Controlling and coercive behaviour – Section 76: new offence created

January 8, 2016, By


On 29th December 2015 a new criminal offence was introduced to protect victims of emotional and psychological abuse by a partner or family member. The offence recognises the impact that controlling behaviour can have and acknowledges that domestic abuse frequently does not involve actual violence.

Section 76 of the Serious Crime Act 2015 states that if your partner, someone you are in a close relationship with (or have previously been in a relationship with) or a family member continuously tries to control you and this causes you serious worry or distress, then they have committed an offence and could be sent to prison for up to five years and/or fined.
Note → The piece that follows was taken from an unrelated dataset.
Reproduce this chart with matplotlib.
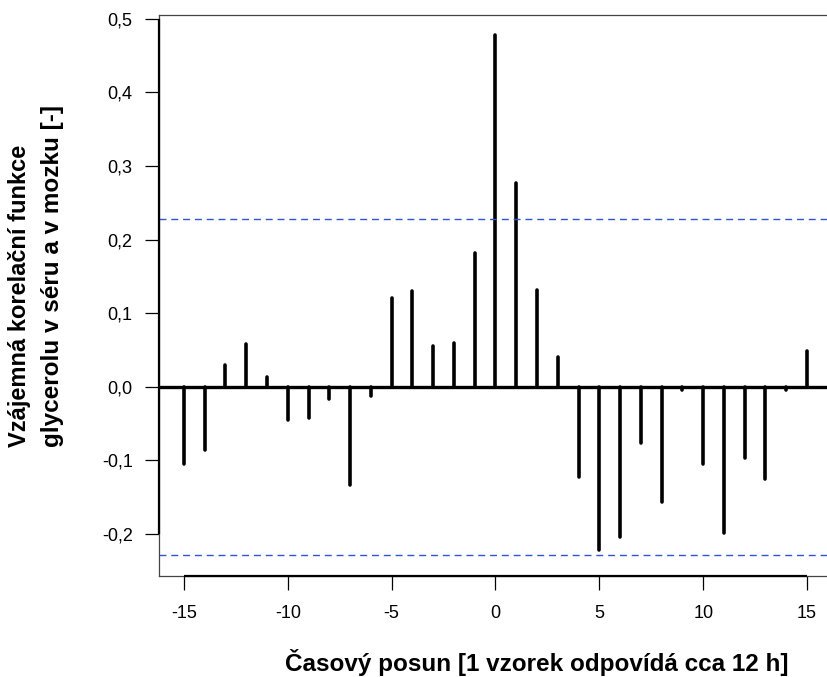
import numpy as np
import matplotlib.pyplot as plt

plt.rcParams['font.family'] = ['Liberation Sans', 'DejaVu Sans']

# cross-correlation of serum vs. brain glycerol, lags -15..15
lags = list(range(-15, 16))
ccf = [-0.105, -0.086, 0.029, 0.058, 0.013, -0.045, -0.043, -0.017, -0.134, -0.013,
       0.120, 0.130, 0.055, 0.060, 0.182,
       0.478, 0.277, 0.131, 0.041, -0.123, -0.222, -0.204, -0.077, -0.156, -0.004,
       -0.105, -0.198, -0.097, -0.125, -0.004, 0.048]
ci = 0.228  # 95% bound

xticks = [-15, -10, -5, 0, 5, 10, 15]
yticks = [-0.2, -0.1, 0.0, 0.1, 0.2, 0.3, 0.4, 0.5]
ytick_labels = ['-0,2', '-0,1', '0,0', '0,1', '0,2', '0,3', '0,4', '0,5']

fig = plt.figure(figsize=(8.27, 6.77), dpi=100)
ax = fig.add_axes([0.1923, 0.1492, 0.8137, 0.8286])

xlim = (-16.2, 16.2)
ylim = (-0.257, 0.505)
ax.set_xlim(*xlim)
ax.set_ylim(*ylim)

# spikes
vl = ax.vlines(lags, 0, ccf, colors='black', linewidth=2.6)
vl.set_capstyle('round')
ax.axhline(0, color='black', linewidth=2.4, zorder=3)

# confidence bounds
for c in (ci, -ci):
    ax.axhline(c, color='#2f55d4', linewidth=1.0, dashes=(5, 3.5))

# thin frame
for s in ax.spines.values():
    s.set_linewidth(0.9)
    s.set_color('#444444')

# heavy axis lines spanning only the tick range
ax.plot([xlim[0], xlim[0]], [yticks[0], yticks[-1]], color='black', linewidth=1.6,
        clip_on=False, solid_capstyle='butt', zorder=4)
ax.plot([xticks[0], xticks[-1]], [ylim[0], ylim[0]], color='black', linewidth=1.6,
        clip_on=False, solid_capstyle='butt', zorder=4)

ax.set_xticks(xticks)
ax.set_xticklabels([str(t) for t in xticks])
ax.set_yticks(yticks)
ax.set_yticklabels(ytick_labels)
ax.tick_params(axis='both', direction='out', length=10, width=0.9, color='black',
               labelsize=13)
ax.tick_params(axis='x', pad=11)
ax.tick_params(axis='y', pad=9)

fig.text(0.649, 0.021, 'Časový posun [1 vzorek odpovídá cca 12 h]', ha='center', va='center',
         fontsize=17.5, fontweight='bold')
fig.text(0.024, 0.34, 'Vzájemná korelační funkce', ha='center', va='bottom',
         rotation=90, fontsize=17, fontweight='bold')
fig.text(0.064, 0.34, 'glycerolu v séru a v mozku [-]', ha='center', va='bottom',
         rotation=90, fontsize=17.5, fontweight='bold')

fig.savefig('out.png', dpi=100)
It is often the case that some victims do not recognise that they are being abused or the scale and extent of the abuse. As a result Woman’s Aid (a leading charity that campaigns against domestic abuse) has issued guidelines of what constitutes coercive behaviour by an abuser, including:

  • being put down and told you are worthless
  • being stopped from working or going to school/college/university
  • having your money taken away or controlled
  • being isolated from friends and family
  • having access to food, drinks and day-to-day products restricted
  • having how you spend your time and who you spend your time with being monitored
  • having your social media accounts – Instagram, Twitter, Facebook – monitored or controlled
  • being told what you should wear
  • being threatened with violence if you do not behave in a certain way
  • having threats made to loved ones or pets
  • being threatened with damage to personal property

If you or anyone you know is suffering or at risk of suffering controlling or coercive behaviour, report the abuse to the police. The police now have increased powers to tackle emotional and psychological abuse.

You may also need the protection of a Non-Molestation Order from the civil court. This is an order preventing a party from molesting another person which can include harassing, intimidating, threatening or being violent towards the other party. Such orders can also prohibit a party coming within a certain distance of the other party or their property.